Raw data:
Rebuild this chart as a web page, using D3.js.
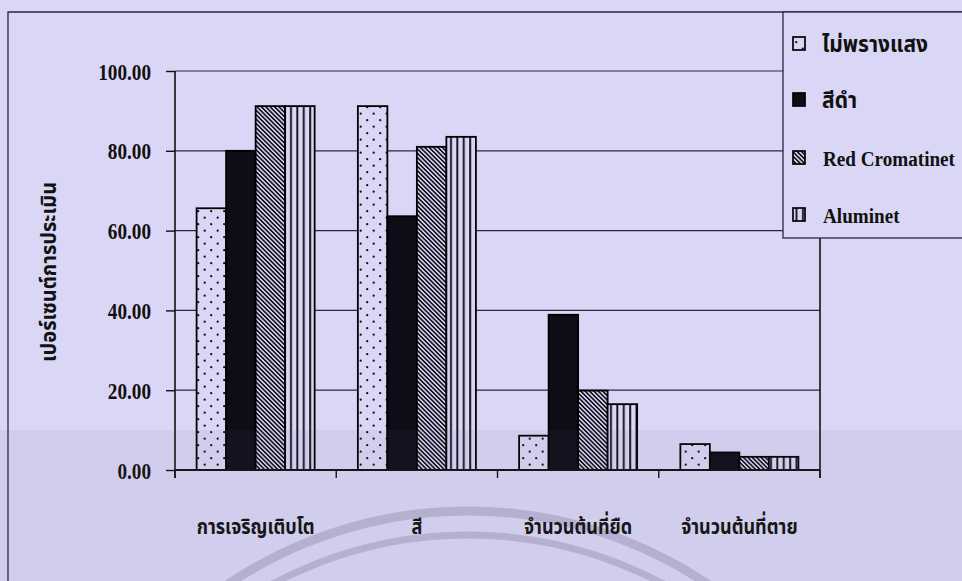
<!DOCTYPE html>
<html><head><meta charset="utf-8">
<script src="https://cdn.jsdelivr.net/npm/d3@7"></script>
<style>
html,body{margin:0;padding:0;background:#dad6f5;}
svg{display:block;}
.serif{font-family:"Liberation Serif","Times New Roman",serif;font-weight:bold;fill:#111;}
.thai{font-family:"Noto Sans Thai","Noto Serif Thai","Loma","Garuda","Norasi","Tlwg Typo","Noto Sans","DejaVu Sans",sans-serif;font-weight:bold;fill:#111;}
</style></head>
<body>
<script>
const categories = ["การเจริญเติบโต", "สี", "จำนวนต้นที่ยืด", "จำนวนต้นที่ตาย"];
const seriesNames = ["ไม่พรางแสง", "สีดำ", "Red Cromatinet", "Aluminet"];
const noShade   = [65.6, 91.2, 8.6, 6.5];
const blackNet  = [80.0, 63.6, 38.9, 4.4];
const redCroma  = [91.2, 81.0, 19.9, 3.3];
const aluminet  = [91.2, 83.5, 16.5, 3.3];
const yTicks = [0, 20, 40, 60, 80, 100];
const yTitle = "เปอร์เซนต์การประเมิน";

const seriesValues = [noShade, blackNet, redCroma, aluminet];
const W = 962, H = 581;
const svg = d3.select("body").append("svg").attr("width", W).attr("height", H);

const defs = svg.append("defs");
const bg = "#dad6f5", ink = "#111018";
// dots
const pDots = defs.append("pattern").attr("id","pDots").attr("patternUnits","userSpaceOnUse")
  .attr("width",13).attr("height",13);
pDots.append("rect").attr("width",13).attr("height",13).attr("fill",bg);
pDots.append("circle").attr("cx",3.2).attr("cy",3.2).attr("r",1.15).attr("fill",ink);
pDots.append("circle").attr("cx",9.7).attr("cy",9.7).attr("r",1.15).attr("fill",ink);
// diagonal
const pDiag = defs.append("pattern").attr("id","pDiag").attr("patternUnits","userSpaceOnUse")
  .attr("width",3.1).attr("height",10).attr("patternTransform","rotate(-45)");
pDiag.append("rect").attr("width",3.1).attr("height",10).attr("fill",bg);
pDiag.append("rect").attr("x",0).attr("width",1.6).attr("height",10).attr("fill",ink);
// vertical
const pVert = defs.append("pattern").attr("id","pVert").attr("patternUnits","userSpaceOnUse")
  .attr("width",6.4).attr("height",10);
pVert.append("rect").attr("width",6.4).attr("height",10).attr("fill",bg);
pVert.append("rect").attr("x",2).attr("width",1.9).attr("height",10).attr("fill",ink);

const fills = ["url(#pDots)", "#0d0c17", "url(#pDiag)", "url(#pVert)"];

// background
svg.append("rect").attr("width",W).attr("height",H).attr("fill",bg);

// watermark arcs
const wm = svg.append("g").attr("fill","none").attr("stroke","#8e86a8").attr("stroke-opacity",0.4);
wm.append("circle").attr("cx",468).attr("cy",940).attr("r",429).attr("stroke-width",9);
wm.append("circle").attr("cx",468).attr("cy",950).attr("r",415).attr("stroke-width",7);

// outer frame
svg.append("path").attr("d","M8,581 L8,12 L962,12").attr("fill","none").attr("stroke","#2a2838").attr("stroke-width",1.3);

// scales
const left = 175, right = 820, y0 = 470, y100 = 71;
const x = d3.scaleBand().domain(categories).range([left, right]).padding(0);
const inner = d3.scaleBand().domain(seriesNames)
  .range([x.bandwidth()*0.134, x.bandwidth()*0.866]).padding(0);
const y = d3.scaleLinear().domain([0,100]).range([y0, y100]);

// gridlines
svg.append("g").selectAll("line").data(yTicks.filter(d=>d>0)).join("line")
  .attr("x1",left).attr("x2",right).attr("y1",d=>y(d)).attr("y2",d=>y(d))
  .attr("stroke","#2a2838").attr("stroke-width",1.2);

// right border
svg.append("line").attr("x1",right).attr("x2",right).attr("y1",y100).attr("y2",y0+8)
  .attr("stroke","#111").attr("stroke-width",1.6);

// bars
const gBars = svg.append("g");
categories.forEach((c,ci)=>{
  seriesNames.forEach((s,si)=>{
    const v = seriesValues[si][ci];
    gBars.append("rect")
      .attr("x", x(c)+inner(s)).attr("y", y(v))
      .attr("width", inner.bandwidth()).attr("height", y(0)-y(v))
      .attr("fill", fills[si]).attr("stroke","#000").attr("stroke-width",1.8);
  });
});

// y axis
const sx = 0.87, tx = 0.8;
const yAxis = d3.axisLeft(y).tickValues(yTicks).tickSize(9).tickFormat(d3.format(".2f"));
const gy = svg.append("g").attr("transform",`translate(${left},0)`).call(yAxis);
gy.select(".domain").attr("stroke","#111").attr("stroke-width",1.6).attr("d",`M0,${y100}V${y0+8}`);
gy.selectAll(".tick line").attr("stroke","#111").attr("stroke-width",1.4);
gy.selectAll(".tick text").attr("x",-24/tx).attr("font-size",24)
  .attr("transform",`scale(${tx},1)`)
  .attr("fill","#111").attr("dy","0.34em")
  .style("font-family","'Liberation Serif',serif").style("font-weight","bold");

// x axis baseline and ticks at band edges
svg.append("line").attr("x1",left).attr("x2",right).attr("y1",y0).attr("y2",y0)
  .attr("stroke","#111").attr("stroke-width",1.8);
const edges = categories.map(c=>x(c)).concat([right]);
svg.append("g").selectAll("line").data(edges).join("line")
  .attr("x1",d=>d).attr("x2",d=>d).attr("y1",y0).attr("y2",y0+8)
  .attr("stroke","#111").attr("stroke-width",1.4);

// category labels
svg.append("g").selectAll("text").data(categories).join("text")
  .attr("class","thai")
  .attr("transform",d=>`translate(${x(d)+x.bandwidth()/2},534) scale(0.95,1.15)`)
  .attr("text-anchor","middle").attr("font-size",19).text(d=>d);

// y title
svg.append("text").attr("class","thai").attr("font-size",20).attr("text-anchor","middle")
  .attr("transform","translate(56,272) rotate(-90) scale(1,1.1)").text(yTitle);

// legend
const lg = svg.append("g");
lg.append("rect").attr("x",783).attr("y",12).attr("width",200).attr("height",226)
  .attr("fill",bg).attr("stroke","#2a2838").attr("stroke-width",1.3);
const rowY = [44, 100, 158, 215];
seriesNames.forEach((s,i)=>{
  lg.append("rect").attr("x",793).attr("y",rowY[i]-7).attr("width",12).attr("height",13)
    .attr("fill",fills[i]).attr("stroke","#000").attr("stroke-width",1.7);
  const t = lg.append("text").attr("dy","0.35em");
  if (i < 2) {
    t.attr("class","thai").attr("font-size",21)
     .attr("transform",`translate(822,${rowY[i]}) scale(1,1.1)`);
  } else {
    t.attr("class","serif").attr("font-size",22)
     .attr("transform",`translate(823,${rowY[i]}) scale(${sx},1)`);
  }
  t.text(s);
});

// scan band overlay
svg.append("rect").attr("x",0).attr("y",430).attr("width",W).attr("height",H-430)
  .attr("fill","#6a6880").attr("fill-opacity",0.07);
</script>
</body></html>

Task objective:
Retype the listing exactly. Pictures do not belong in the copy.

Response below:
Rebuild this chart as a web page, using D3.js.
<!DOCTYPE html>
<html><head><meta charset="utf-8">
<script src="https://cdn.jsdelivr.net/npm/d3@7"></script>
<style>
html,body{margin:0;padding:0;background:#dad6f5;}
svg{display:block;}
.serif{font-family:"Liberation Serif","Times New Roman",serif;font-weight:bold;fill:#111;}
.thai{font-family:"Noto Sans Thai","Noto Serif Thai","Loma","Garuda","Norasi","Tlwg Typo","Noto Sans","DejaVu Sans",sans-serif;font-weight:bold;fill:#111;}
</style></head>
<body>
<script>
const categories = ["การเจริญเติบโต", "สี", "จำนวนต้นที่ยืด", "จำนวนต้นที่ตาย"];
const seriesNames = ["ไม่พรางแสง", "สีดำ", "Red Cromatinet", "Aluminet"];
const noShade   = [65.6, 91.2, 8.6, 6.5];
const blackNet  = [80.0, 63.6, 38.9, 4.4];
const redCroma  = [91.2, 81.0, 19.9, 3.3];
const aluminet  = [91.2, 83.5, 16.5, 3.3];
const yTicks = [0, 20, 40, 60, 80, 100];
const yTitle = "เปอร์เซนต์การประเมิน";

const seriesValues = [noShade, blackNet, redCroma, aluminet];
const W = 962, H = 581;
const svg = d3.select("body").append("svg").attr("width", W).attr("height", H);

const defs = svg.append("defs");
const bg = "#dad6f5", ink = "#111018";
// dots
const pDots = defs.append("pattern").attr("id","pDots").attr("patternUnits","userSpaceOnUse")
  .attr("width",13).attr("height",13);
pDots.append("rect").attr("width",13).attr("height",13).attr("fill",bg);
pDots.append("circle").attr("cx",3.2).attr("cy",3.2).attr("r",1.15).attr("fill",ink);
pDots.append("circle").attr("cx",9.7).attr("cy",9.7).attr("r",1.15).attr("fill",ink);
// diagonal
const pDiag = defs.append("pattern").attr("id","pDiag").attr("patternUnits","userSpaceOnUse")
  .attr("width",3.1).attr("height",10).attr("patternTransform","rotate(-45)");
pDiag.append("rect").attr("width",3.1).attr("height",10).attr("fill",bg);
pDiag.append("rect").attr("x",0).attr("width",1.6).attr("height",10).attr("fill",ink);
// vertical
const pVert = defs.append("pattern").attr("id","pVert").attr("patternUnits","userSpaceOnUse")
  .attr("width",6.4).attr("height",10);
pVert.append("rect").attr("width",6.4).attr("height",10).attr("fill",bg);
pVert.append("rect").attr("x",2).attr("width",1.9).attr("height",10).attr("fill",ink);

const fills = ["url(#pDots)", "#0d0c17", "url(#pDiag)", "url(#pVert)"];

// background
svg.append("rect").attr("width",W).attr("height",H).attr("fill",bg);

// watermark arcs
const wm = svg.append("g").attr("fill","none").attr("stroke","#8e86a8").attr("stroke-opacity",0.4);
wm.append("circle").attr("cx",468).attr("cy",940).attr("r",429).attr("stroke-width",9);
wm.append("circle").attr("cx",468).attr("cy",950).attr("r",415).attr("stroke-width",7);

// outer frame
svg.append("path").attr("d","M8,581 L8,12 L962,12").attr("fill","none").attr("stroke","#2a2838").attr("stroke-width",1.3);

// scales
const left = 175, right = 820, y0 = 470, y100 = 71;
const x = d3.scaleBand().domain(categories).range([left, right]).padding(0);
const inner = d3.scaleBand().domain(seriesNames)
  .range([x.bandwidth()*0.134, x.bandwidth()*0.866]).padding(0);
const y = d3.scaleLinear().domain([0,100]).range([y0, y100]);

// gridlines
svg.append("g").selectAll("line").data(yTicks.filter(d=>d>0)).join("line")
  .attr("x1",left).attr("x2",right).attr("y1",d=>y(d)).attr("y2",d=>y(d))
  .attr("stroke","#2a2838").attr("stroke-width",1.2);

// right border
svg.append("line").attr("x1",right).attr("x2",right).attr("y1",y100).attr("y2",y0+8)
  .attr("stroke","#111").attr("stroke-width",1.6);

// bars
const gBars = svg.append("g");
categories.forEach((c,ci)=>{
  seriesNames.forEach((s,si)=>{
    const v = seriesValues[si][ci];
    gBars.append("rect")
      .attr("x", x(c)+inner(s)).attr("y", y(v))
      .attr("width", inner.bandwidth()).attr("height", y(0)-y(v))
      .attr("fill", fills[si]).attr("stroke","#000").attr("stroke-width",1.8);
  });
});

// y axis
const sx = 0.87, tx = 0.8;
const yAxis = d3.axisLeft(y).tickValues(yTicks).tickSize(9).tickFormat(d3.format(".2f"));
const gy = svg.append("g").attr("transform",`translate(${left},0)`).call(yAxis);
gy.select(".domain").attr("stroke","#111").attr("stroke-width",1.6).attr("d",`M0,${y100}V${y0+8}`);
gy.selectAll(".tick line").attr("stroke","#111").attr("stroke-width",1.4);
gy.selectAll(".tick text").attr("x",-24/tx).attr("font-size",24)
  .attr("transform",`scale(${tx},1)`)
  .attr("fill","#111").attr("dy","0.34em")
  .style("font-family","'Liberation Serif',serif").style("font-weight","bold");

// x axis baseline and ticks at band edges
svg.append("line").attr("x1",left).attr("x2",right).attr("y1",y0).attr("y2",y0)
  .attr("stroke","#111").attr("stroke-width",1.8);
const edges = categories.map(c=>x(c)).concat([right]);
svg.append("g").selectAll("line").data(edges).join("line")
  .attr("x1",d=>d).attr("x2",d=>d).attr("y1",y0).attr("y2",y0+8)
  .attr("stroke","#111").attr("stroke-width",1.4);

// category labels
svg.append("g").selectAll("text").data(categories).join("text")
  .attr("class","thai")
  .attr("transform",d=>`translate(${x(d)+x.bandwidth()/2},534) scale(0.95,1.15)`)
  .attr("text-anchor","middle").attr("font-size",19).text(d=>d);

// y title
svg.append("text").attr("class","thai").attr("font-size",20).attr("text-anchor","middle")
  .attr("transform","translate(56,272) rotate(-90) scale(1,1.1)").text(yTitle);

// legend
const lg = svg.append("g");
lg.append("rect").attr("x",783).attr("y",12).attr("width",200).attr("height",226)
  .attr("fill",bg).attr("stroke","#2a2838").attr("stroke-width",1.3);
const rowY = [44, 100, 158, 215];
seriesNames.forEach((s,i)=>{
  lg.append("rect").attr("x",793).attr("y",rowY[i]-7).attr("width",12).attr("height",13)
    .attr("fill",fills[i]).attr("stroke","#000").attr("stroke-width",1.7);
  const t = lg.append("text").attr("dy","0.35em");
  if (i < 2) {
    t.attr("class","thai").attr("font-size",21)
     .attr("transform",`translate(822,${rowY[i]}) scale(1,1.1)`);
  } else {
    t.attr("class","serif").attr("font-size",22)
     .attr("transform",`translate(823,${rowY[i]}) scale(${sx},1)`);
  }
  t.text(s);
});

// scan band overlay
svg.append("rect").attr("x",0).attr("y",430).attr("width",W).attr("height",H-430)
  .attr("fill","#6a6880").attr("fill-opacity",0.07);
</script>
</body></html>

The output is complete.